Agricultural Trade Development and Assistance Act of 1954
- Long title: An Act to increase the consumption of United States agricultural commodities in foreign countries, to improve the foreign relations of the United States, and for other purposes.
- Nicknames: Food for Peace Act of 1954
- Enacted by: the 83rd United States Congress
- Effective: July 10, 1954

Citations
- Public law: Pub. L. 83–480
- Statutes at Large: 68 Stat. 454

Codification
- Titles amended: 7 U.S.C.: Agriculture
- U.S.C. sections created: 7 U.S.C. ch. 41 § 1691 et seq.

Legislative history
- Introduced in the Senate as S. 2475 on July 24, 1953; Committee consideration by Senate Agriculture, Nutrition, and Forestry; Passed the Senate on July 28, 1953 (Passed); Passed the House on June 16, 1954 (Passed); Signed into law by President Dwight D. Eisenhower on July 10, 1954;

= Agricultural Trade Development and Assistance Act of 1954 =

The Agricultural Trade Development and Assistance Act of 1954 (enacted July 10, 1954) is a United States federal law that established Food for Peace, the primary and first permanent US organization for food assistance to foreign nations. The Act was signed into law on July 10, 1954, by President Dwight D. Eisenhower. The legislation authorized the United States government to dispose of surplus agricultural commodities abroad through concessional sales, donations, and barter agreements (Congress.gov, 1954, p. 2). Designed to stabilize domestic farm prices while also advancing Cold War foreign policy objectives, the act made food aid a part of U.S. international engagement. Over the following decades, it facilitated billions of dollars in agriculture exports, shaped global food markets, and expanded American influence in developing countries (Foltz, 2023) and (Office of the Historian, 1954, p. 4).

The act was popular in Congress because it allowed American farmers to sell their surplus commodities, fed hungry people, and developed future markets.

According to Eisenhower, the purpose of the legislation was to "lay the basis for a permanent expansion of our exports of agricultural products with lasting benefits to ourselves and peoples and peoples of other lands."

== Background ==
The Agricultural Trade Development and Assistance Act of 1954 (Public Law 480) was designed to expand trade and dispose of U.S. farm surpluses abroad while supporting Cold War diplomacy. Congress declared that its purpose was to "expand international trade among the U.S. and friendly nations... and make maximum efficient use of surplus agricultural commodities in furtherance of the foreign policy of the United States" (Congress.gov, 1954, p. 3). The program grew out of an initiative under Section 550 of the Mutual Security Act, which allowed surplus sales for foreign currencies (Office of the Historian, 1954, p. 1). Policymakers viewed agricultural surpluses as a domestic economic issue, but solutions to it would include feeding hungry people and developing future international markets as a way of countering Soviet influence through humanitarian and economic assistance. (Office of the Historian, 1954, p. 6-7).

== Legislative history ==
The act was first introduced as S. 2475 and passed with bipartisan support after hearings by the House Committee on Agriculture (Congress.gov, 1954, p. 8-9). Support came from farm organizations, humanitarian groups, and foreign-policy advocates who saw the measure as both an economic and diplomatic success. The Committee reported that an earlier program had already disposed of $230 million in surplus commodities and projected expansion "to $1 billion within the next three years" (Congress.gov, 1954, p. 9).

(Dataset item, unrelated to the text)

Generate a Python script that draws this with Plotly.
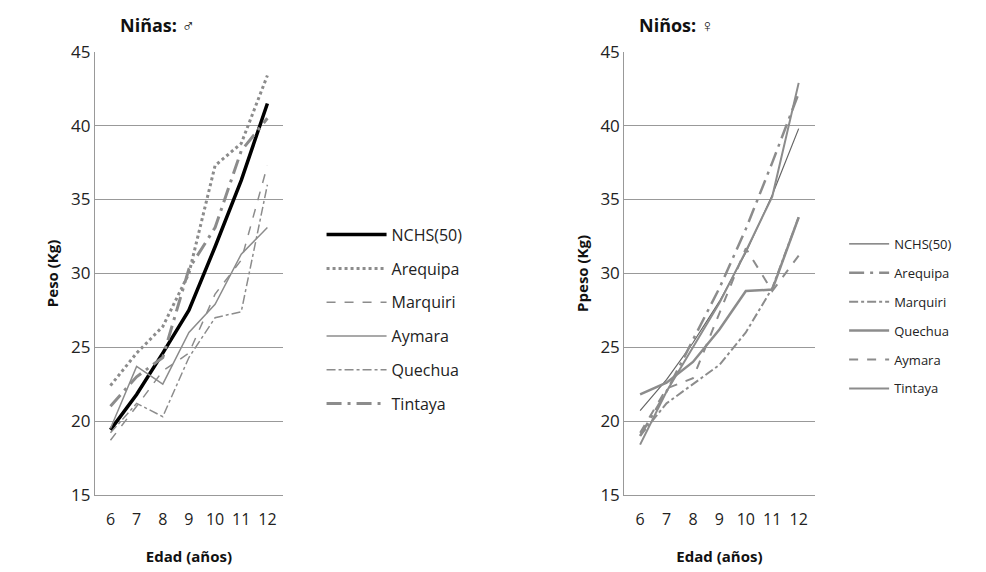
import plotly.graph_objects as go

ages = [6, 7, 8, 9, 10, 11, 12]
g_names = ["NCHS(50)", "Arequipa", "Marquiri", "Aymara", "Quechua", "Tintaya"]
g_nchs = [19.4, 21.8, 24.6, 27.5, 31.8, 36.3, 41.5]
g_areq = [22.4, 24.6, 26.4, 30.0, 37.3, 38.8, 43.4]
g_marq = [18.7, 21.0, 23.4, 24.6, 28.6, 30.9, 37.3]
g_aym = [19.5, 23.7, 22.5, 26.0, 27.9, 31.3, 33.1]
g_que = [19.2, 21.2, 20.3, 24.3, 27.0, 27.4, 36.0]
g_tin = [21.0, 23.0, 24.3, 30.3, 33.1, 38.3, 40.5]

b_names = ["NCHS(50)", "Arequipa", "Marquiri", "Quechua", "Aymara", "Tintaya"]
b_nchs = [20.7, 22.8, 25.3, 28.1, 31.4, 35.3, 39.8]
b_areq = [19.0, 22.0, 25.5, 29.0, 33.0, 37.5, 42.2]
b_marq = [19.0, 21.2, 22.5, 23.8, 26.0, 29.0, 33.8]
b_que = [21.8, 22.6, 24.0, 26.2, 28.8, 28.9, 33.8]
b_aym = [19.2, 22.2, 22.9, 27.3, 31.7, 28.8, 31.2]
b_tin = [18.4, 22.0, 25.0, 28.0, 31.5, 35.2, 42.9]

G = "#8c8c8c"
fig = go.Figure()
g_styles = [("black", 3.5, "solid"), (G, 3, "dot"), (G, 1.5, "dash"),
            (G, 1.5, "solid"), (G, 1.5, "dashdot"), (G, 3, "longdashdot")]
for n, v, (c, w, d) in zip(g_names, [g_nchs, g_areq, g_marq, g_aym, g_que, g_tin], g_styles):
    fig.add_trace(go.Scatter(x=ages, y=v, name=n, mode="lines", xaxis="x", yaxis="y",
                             legendgroup="g" + n, line=dict(color=c, width=w, dash=d), legend="legend"))
b_styles = [("#666666", 1.2, "solid"), (G, 2.5, "longdashdot"), (G, 2, "dashdot"),
            (G, 2.5, "solid"), (G, 2, "dash"), (G, 2, "solid")]
for n, v, (c, w, d) in zip(b_names, [b_nchs, b_areq, b_marq, b_que, b_aym, b_tin], b_styles):
    fig.add_trace(go.Scatter(x=ages, y=v, name=n, mode="lines", xaxis="x2", yaxis="y2",
                             legendgroup="b" + n, line=dict(color=c, width=w, dash=d), legend="legend2"))

ax = dict(range=[5.4, 12.6], tickvals=ages, showgrid=False, showline=True, linecolor="#999",
          ticks="", ticklabelstandoff=10, tickfont=dict(family="Open Sans", size=16, color="#222"), zeroline=False)
ay = dict(range=[15, 45], dtick=5, showgrid=True, gridcolor="#999", showline=True, linecolor="#999",
          tickfont=dict(family="Open Sans", size=17, color="#222"), zeroline=False, ticks="")
tf = dict(family="Open Sans", size=15, color="#111")
fig.update_layout(
    width=986, height=572, margin=dict(l=0, r=0, t=0, b=0),
    plot_bgcolor="white", paper_bgcolor="white",
    xaxis=dict(ax, domain=[0.088, 0.279], anchor="y",
               title=dict(text="<b>Edad (años)</b>", font=tf, standoff=22)),
    yaxis=dict(ay, domain=[0.135, 0.942], anchor="x",
               title=dict(text="<b>Peso (Kg)</b>", font=tf, standoff=8)),
    xaxis2=dict(ax, domain=[0.625, 0.818], anchor="y2",
                title=dict(text="<b>Edad (años)</b>", font=tf, standoff=22)),
    yaxis2=dict(ay, domain=[0.135, 0.942], anchor="x2",
                title=dict(text="<b>Ppeso (Kg)</b>", font=tf, standoff=8)),
    legend=dict(x=0.318, y=0.455, yanchor="middle", xanchor="left", tracegroupgap=10,
                font=dict(family="Open Sans", size=16, color="#222"), itemwidth=60),
    legend2=dict(x=0.848, y=0.46, yanchor="middle", xanchor="left", tracegroupgap=9,
                 font=dict(family="Open Sans", size=13, color="#222"), itemwidth=40),
    annotations=[
        dict(text="<b>Niñas:</b> ♂", x=0.112, y=0.99, xref="paper", yref="paper", yanchor="middle",
             showarrow=False, xanchor="left", font=dict(family="Open Sans", size=18, color="#111")),
        dict(text="<b>Niños:</b> ♀", x=0.638, y=0.99, xref="paper", yref="paper", yanchor="middle",
             showarrow=False, xanchor="left", font=dict(family="Open Sans", size=18, color="#111")),
    ],
)
fig.write_html("out.html")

The act was first drafted by future Foreign Agricultural Service (FAS) Administrator Gwynn Garnett in 1950. It is unusual in that it allows the FAS to conclude agreements with foreign governments without the advice or consent of the United States Senate.

== Provisions ==
Public Law 480 authorized the President to expand trade, develop foreign markets, and promote U.S. foreign policy through food aid. Title I permitted concessional sales to friendly nations, Title II provided famine and disaster relief through nonprofit agencies, and Title III allowed barter of surplus commodities (Helscher, 1978, pp. 43–44). Congress stated that the Act would "help feed the world's hungry people while maintaining prosperity on the American farm." This shows the two purposes of being humanitarian and economically beneficial (Congressional Record, 1954, p. 13). Hearings confirmed that exports would move through normal trade channels without disrupting world prices. The law strengthened U.S. trade and Cold War diplomacy (Massa, 1986, p. 2, p. 6 ).

Public Law 480 is a continuing tool of negotiation between Congress and the Executive Branch (Schoenfeld, 1967, p. 12).